At Brooklyn Horror Film Festival 2022, a retrospective of Lucio Fulci’s movies were included alongside the brand-new films. Fulci was an Italian director who spent his career creating some of the most beloved and revered Giallo films of all time. I got to see a bunch of movies from this master of gore and shock horror. From slimy zombies walking the earth to a pack of tarantulas ripping a man’s lips and ears off, Lucio Fulci’s movies never cease being entertaining.

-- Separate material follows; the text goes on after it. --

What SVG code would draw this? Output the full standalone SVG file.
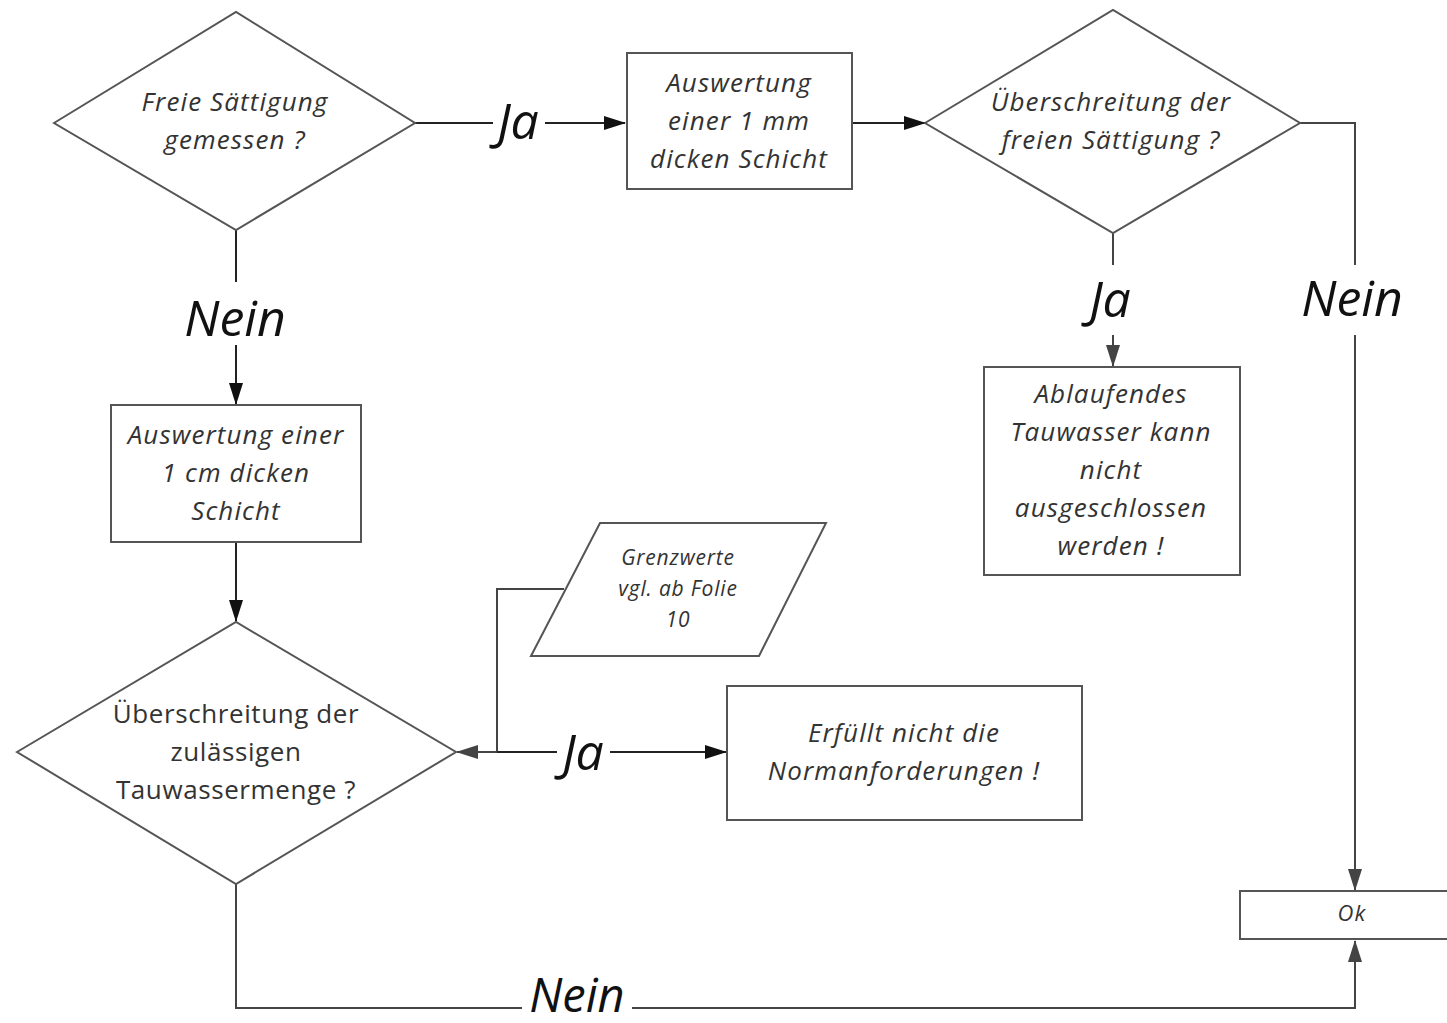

Something you should know about Fulci is that he’s a big fan of zombies. CITY OF THE LIVING DEAD (1980) is the epitome of a classic zombie flick. The film starts off with the trio that has come to be known as the “Gateway to Hell trilogy.” When a priest in a town called Dunwich takes his own life, it rips open a portal to hell, letting in creatures from beyond the grave. These zombies are actually scary. Most zombies are portrayed as slow, muddling, and dumb. But these guys? They’re hideously disgusting, rotting creatures, who pop up behind people at random. They just want to eat, and they’re fast. CITY OF THE LIVING DEAD is full of jump scares and gore.
One of the films I saw was THE BEYOND, the sequel to CITY OF THE LIVING DEAD, and a perfect movie in my opinion. Released in 1981, it continues the tale of what lurks in the basement of an old house in Louisiana. There’s a gruesome backstory involving whipping and crucifixion, which takes place in the 1920s. The house keeps its gruesome secrets hidden behind the walls. Years later, a young couple moves into the house, and they have big plans to renovate it. But first, they have to get the basement to stop leaking… This movie is so squishy – its zombies are blue and bloated, oozing slime and goop. The main monster is a goo-monster-looking creature that lurks behind a crumbling wall. As the dead come to life, it is horrifying, nauseating, and glorious. There is also the famous “tarantula scene,” in which a man is destroyed by a whole pack of spiders, who consume his face. It. Is. Perfect. It’s an excellent movie.
The follow-up sequel to THE BEYOND is THE HOUSE BY THE CEMETERY, also released in 1981. Not quite as good as its predecessor, it’s oddly similar to the movie Poltergeist, which came out at almost the same time. Years later, a family with a young son moves to a new home. You guessed it – it’s the same haunted one in Louisiana. Bob, the couple’s toddler, tells his mom that a little girl keeps telling him not to go to the house. But the family moves anyway, and soon enough, they too discover the horrors that lie within this haunted house. THE HOUSE BY THE CEMETERY is not afraid to assault the senses, particularly the ears. Doors creak, the house bangs and clangs, and in one scene a bat attacks a man’s hand. The bat screams, the man yells, and then his wife screams. This scene in particular probably gave a whole generation of young viewers nightmares about bats.
Let me tell you about another perfect movie by Lucio Fulci. It’s called A CAT IN THE BRAIN (1990). Fulci is fully meta and self-aware here, and I’m so glad Brooklyn Horror Film Festival chose to include this film in the series. Lucio Fulci stars in the film as himself, a celebrated Giallo auteur, who is having trouble concentrating while directing and editing his movies. He’s getting carried away as the sex, death, blood, orgies, and sadism of his movies begin to take over his every thought. This is clearly Fulci looking back on his career – and the criticisms of the type of person who makes graphic movies as he does. He’s aware that his films are outrageously vulgar, obscene, and gory, and his movie pokes fun at the industry and his own career. After watching many of his movies, it’s fascinating to get a glimpse into the mind of Fulci in the most self-referential way possible.
Next up, I saw THE NEW YORK RIPPER (1982). Man, this is a weird one. It’s a porno-slasher set in the live-sex porn theater scene of 1980s New York City. A quacking killer snuffs out women one by one. There’s no typo in that sentence, the killer really does quack like a duck as he brutally murders his victims and taunts local police. THE NEW YORK RIPPER is bloody and sadistic, this movie has a mean streak of misogyny, too. It won’t appeal to everyone, but it’s such an oddball movie that I found it entertaining throughout.
To finish out BHFF 2022, the final Fulci movie I saw was DON’T TORTURE A DUCKLING. As one of Fulci’s earlier movies, released in 1972, this movie is more grounded in reality than the others – the horror here is found in humans, not the supernatural. In a grassy Italian countryside, young boys begin to turn up dead, throwing a small-town community into turmoil as they search for the killer. The film is more drama than straight horror, but some intense imagery of the kids is unforgettable.
I loved watching Fulci’s films where he is clearly in his element – this retrospective was a fun look back at a Giallo master and celebrate Lucio Fulci’s contributions to the genre.